Eight medical students were attached to the establishment, of whom four occupied apartments with a northern exposure, and four were lodged in rooms with a southern exposure. The four whose rooms were exposed to the north were attacked, the four whose rooms were not thus exposed escaped.
The manager, also, who slept in a room above that of the students looking to the north, was attacked: his family, whose rooms looked to the south, escaped.
Men, after some difficulty and delay, were employed to remove the filth and drain the ravine, the whole surface of which, after having been thoroughly cleansed by a stream of water, was thickly covered with lime, over which was put a deep stratum of earth. The men employed in this work were attacked with cholera, as were some of the several inmates of the almshouse who had been dispersed throughout Baltimore, but the disease did not spread to any other persons in the city. From the 25th of July, the day on which the drainage was completed, the disease suddenly declined from 11 the day previous, to 3, and, by the 9th of August, had entirely disappeared.
In the case of Baltimore, and the Baltimore almshouse, a neglected spot was severely visited by the pestilence, while, by well-directed exertion, an entire city escaped. In our own country an instance has lately occurred (1854) in which, by similar exertion, a particular spot escaped, while a populous town was devastated by the plague.
No town in Great Britain has ever been so severely visited by cholera as Newcastle, yet the garrison of Newcastle has wholly escaped.
The barracks in which the garrison of Newcastle is quartered are situated about three-quarters of a mile from the centre of the town. In houses at distances varying from 20 to 200 yards of the barrack gates, numerous deaths from cholera took place, and in a village 250 yards from the barracks the pestilence prevailed to a frightful extent for many days, numbering one or more victims in almost every cottage.
On the outbreak of the pestilence in the town, the medical officers of the garrison, with the sanction and assistance of their superior officers, exerted themselves with great promptitude and energy to carry into effect all the means at their command, calculated to lessen the severity of an attack from which they could not hope altogether to escape. The sewers, drains, privies, and ashpits were thoroughly cleansed; all accumulations of filth were removed; the spots where such filth had been collected were purified; the freest possible ventilation was established day and night in living and sleeping rooms; overcrowding was guarded against; the diet of the residents was, as far as practicable, regulated; the men were strictly confined to barracks after evening roll-call, and were forbidden to go into the low and infected parts of the town; amusements were encouraged in the vicinity of the barracks; every endeavour was made to procure a cheerful compliance with the requirements insisted on, without exciting fear; and there was a medical inspection of the men twice, and of the women and children, once daily.

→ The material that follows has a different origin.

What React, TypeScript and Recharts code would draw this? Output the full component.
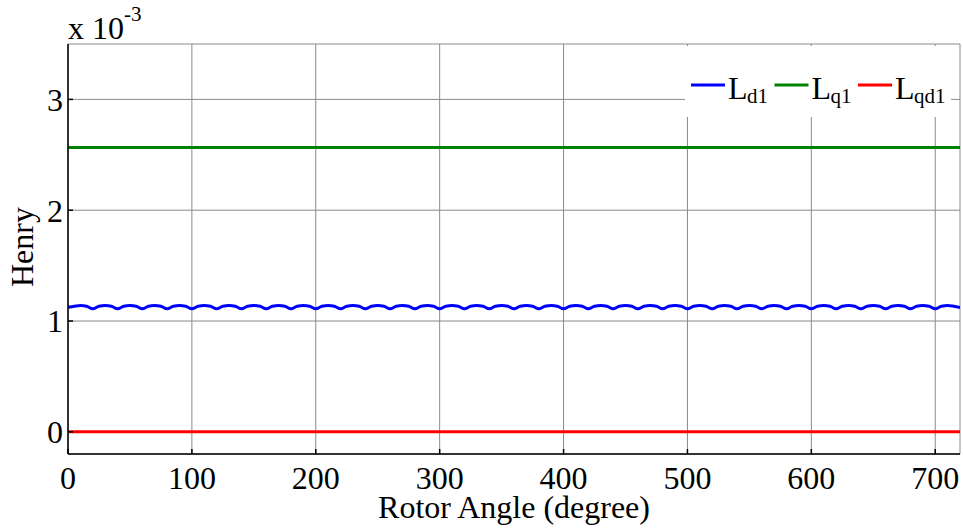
import React from 'react';
import { LineChart, Line, XAxis, YAxis, CartesianGrid, Legend, Label } from 'recharts';

// Rotor angle samples (degree) for L_d1
const ldAngles = [
  0, 5, 10, 15, 20, 25, 30, 35, 40, 45, 50, 55, 60, 65, 70, 75, 80, 85, 90, 95,
  100, 105, 110, 115, 120, 125, 130, 135, 140, 145, 150, 155, 160, 165, 170, 175, 180, 185, 190, 195,
  200, 205, 210, 215, 220, 225, 230, 235, 240, 245, 250, 255, 260, 265, 270, 275, 280, 285, 290, 295,
  300, 305, 310, 315, 320, 325, 330, 335, 340, 345, 350, 355, 360, 365, 370, 375, 380, 385, 390, 395,
  400, 405, 410, 415, 420, 425, 430, 435, 440, 445, 450, 455, 460, 465, 470, 475, 480, 485, 490, 495,
  500, 505, 510, 515, 520, 525, 530, 535, 540, 545, 550, 555, 560, 565, 570, 575, 580, 585, 590, 595,
  600, 605, 610, 615, 620, 625, 630, 635, 640, 645, 650, 655, 660, 665, 670, 675, 680, 685, 690, 695,
  700, 705, 710, 715, 720,
];
// L_d1 values (x 10^-3 Henry)
const ldValues = [
  1.124, 1.133, 1.140, 1.133, 1.110, 1.133, 1.140, 1.133, 1.110, 1.133, 1.140, 1.133, 1.110, 1.133, 1.140, 1.133, 1.110, 1.133, 1.140, 1.133,
  1.110, 1.133, 1.140, 1.133, 1.110, 1.133, 1.140, 1.133, 1.110, 1.133, 1.140, 1.133, 1.110, 1.133, 1.140, 1.133, 1.110, 1.133, 1.140, 1.133,
  1.110, 1.133, 1.140, 1.133, 1.110, 1.133, 1.140, 1.133, 1.110, 1.133, 1.140, 1.133, 1.110, 1.133, 1.140, 1.133, 1.110, 1.133, 1.140, 1.133,
  1.110, 1.133, 1.140, 1.133, 1.110, 1.133, 1.140, 1.133, 1.110, 1.133, 1.140, 1.133, 1.110, 1.133, 1.140, 1.133, 1.110, 1.133, 1.140, 1.133,
  1.110, 1.133, 1.140, 1.133, 1.110, 1.133, 1.140, 1.133, 1.110, 1.133, 1.140, 1.133, 1.110, 1.133, 1.140, 1.133, 1.110, 1.133, 1.140, 1.133,
  1.110, 1.133, 1.140, 1.133, 1.110, 1.133, 1.140, 1.133, 1.110, 1.133, 1.140, 1.133, 1.110, 1.133, 1.140, 1.133, 1.110, 1.133, 1.140, 1.133,
  1.110, 1.133, 1.140, 1.133, 1.110, 1.133, 1.140, 1.133, 1.110, 1.133, 1.140, 1.133, 1.110, 1.133, 1.140, 1.133, 1.110, 1.133, 1.140, 1.133,
  1.110, 1.133, 1.140, 1.133, 1.122,
];
// L_q1 and L_qd1 are flat over the whole range
const flatAngles = [0, 720];
const lqValues = [2.565, 2.565];
const lqdValues = [0, 0];

const xTicks = [0, 100, 200, 300, 400, 500, 600, 700];
const yTicks = [0, 1, 2, 3];
const seriesMain = ['L', 'L', 'L'];
const seriesSub = ['d1', 'q1', 'qd1'];
const seriesColors = ['#0000ff', '#008000', '#ff0000'];

const FONT = "'Liberation Serif', 'Times New Roman', serif";

const ldData = ldAngles.map((a, i) => ({ angle: a, v: ldValues[i] }));
const lqData = flatAngles.map((a, i) => ({ angle: a, v: lqValues[i] }));
const lqdData = flatAngles.map((a, i) => ({ angle: a, v: lqdValues[i] }));

const renderLegend = (props: any) => {
  const payload = props.payload || [];
  return (
    <div style={{ background: '#fff', width: 266, height: 71 }}>
      <svg width={266} height={71} style={{ display: 'block' }}>
        {payload.map((p: any, i: number) => {
          const ox = i * 83.5;
          const idx = seriesSub.indexOf(String(p.value).split('_')[1]);
          return (
            <g key={i}>
              <line x1={ox + 6} x2={ox + 40} y1={39} y2={39} stroke={p.color} strokeWidth={3} />
              <text x={ox + 43} y={53} fontFamily={FONT} fontSize={32} fill="#000">
                {seriesMain[idx]}
              </text>
              <text x={ox + 62} y={57} fontFamily={FONT} fontSize={21} fill="#000">
                {seriesSub[idx]}
              </text>
            </g>
          );
        })}
      </svg>
    </div>
  );
};

const yLabel = () => (
  <g>
    <text
      x={33}
      y={247}
      transform="rotate(-90, 33, 247)"
      textAnchor="middle"
      fontFamily={FONT}
      fontSize={32}
      fill="#000"
    >
      Henry
    </text>
    <text x={68} y={39} fontFamily={FONT} fontSize={32} fill="#000">
      x 10
    </text>
    <text x={124} y={21} fontFamily={FONT} fontSize={21} fill="#000">
      -3
    </text>
  </g>
);

const xLabel = () => (
  <text x={514} y={518} textAnchor="middle" fontFamily={FONT} fontSize={32} fill="#000">
    Rotor Angle (degree)
  </text>
);

export default function App() {
  const tickStyle = { fill: '#000', fontSize: 32, fontFamily: FONT };
  return (
    <div style={{ position: 'absolute', left: 0, top: 0, width: 963, height: 529, background: '#fff' }}>
      <LineChart width={963} height={529} margin={{ top: 44, right: 3, bottom: 0, left: 0 }}>
        <CartesianGrid stroke="#8a8a8a" strokeWidth={1} />
        <XAxis
          xAxisId={0}
          dataKey="angle"
          type="number"
          domain={[0, 720]}
          ticks={xTicks}
          allowDataOverflow
          height={75}
          stroke="#000"
          strokeWidth={1.5}
          tickSize={-5}
          tickMargin={17}
          tick={tickStyle}
        >
          <Label content={xLabel} />
        </XAxis>
        <XAxis
          xAxisId="top"
          orientation="top"
          dataKey="angle"
          type="number"
          domain={[0, 720]}
          ticks={xTicks}
          height={0}
          stroke="#000"
          strokeWidth={1.5}
          tickSize={-5}
          tickFormatter={() => ''}
        />
        <YAxis
          yAxisId={0}
          type="number"
          domain={[-0.2, 3.5]}
          ticks={yTicks}
          allowDataOverflow
          width={68}
          stroke="#000"
          strokeWidth={1.5}
          tickSize={-5}
          tickMargin={10}
          tick={tickStyle}
        >
          <Label content={yLabel} />
        </YAxis>
        <YAxis
          yAxisId="right"
          orientation="right"
          type="number"
          domain={[-0.2, 3.5]}
          ticks={yTicks}
          width={0}
          stroke="#000"
          strokeWidth={1.5}
          tickSize={-5}
          tickFormatter={() => ''}
        />
        <Legend
          layout="horizontal"
          verticalAlign="middle"
          align="center"
          content={renderLegend}
          wrapperStyle={{ position: 'absolute', left: 685, top: 46, width: 266, height: 71 }}
        />
        <Line
          data={ldData}
          dataKey="v"
          name="L_d1"
          type="monotone"
          stroke={seriesColors[0]}
          strokeWidth={3}
          dot={false}
          isAnimationActive={false}
        />
        <Line
          data={lqData}
          dataKey="v"
          name="L_q1"
          type="linear"
          stroke={seriesColors[1]}
          strokeWidth={3}
          dot={false}
          isAnimationActive={false}
        />
        <Line
          data={lqdData}
          dataKey="v"
          name="L_qd1"
          type="linear"
          stroke={seriesColors[2]}
          strokeWidth={3}
          dot={false}
          isAnimationActive={false}
        />
      </LineChart>
    </div>
  );
}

The influence of the epidemic poison upon the troops was demonstrated by the fact that among 519 persons, the total strength of the garrison, there were 451 cases of premonitory diarrhœa, of which 421 were among the 391 men, irrespective of the officers, women, and children, the attacks being in some instances obstinate, and recurring more than once. Yet such was the success of the judicious measures which had been adopted, that no case of cholera occurred within the barracks during the whole period of the epidemic; and every case of diarrhœa was stopped from passing on to the developed stage of the disease: while in Newcastle there were upwards of 4000 attacks, and 1543 deaths.[[31]]
[31]. Results of Sanitary Improvement by Dr Southwood Smith, 1854.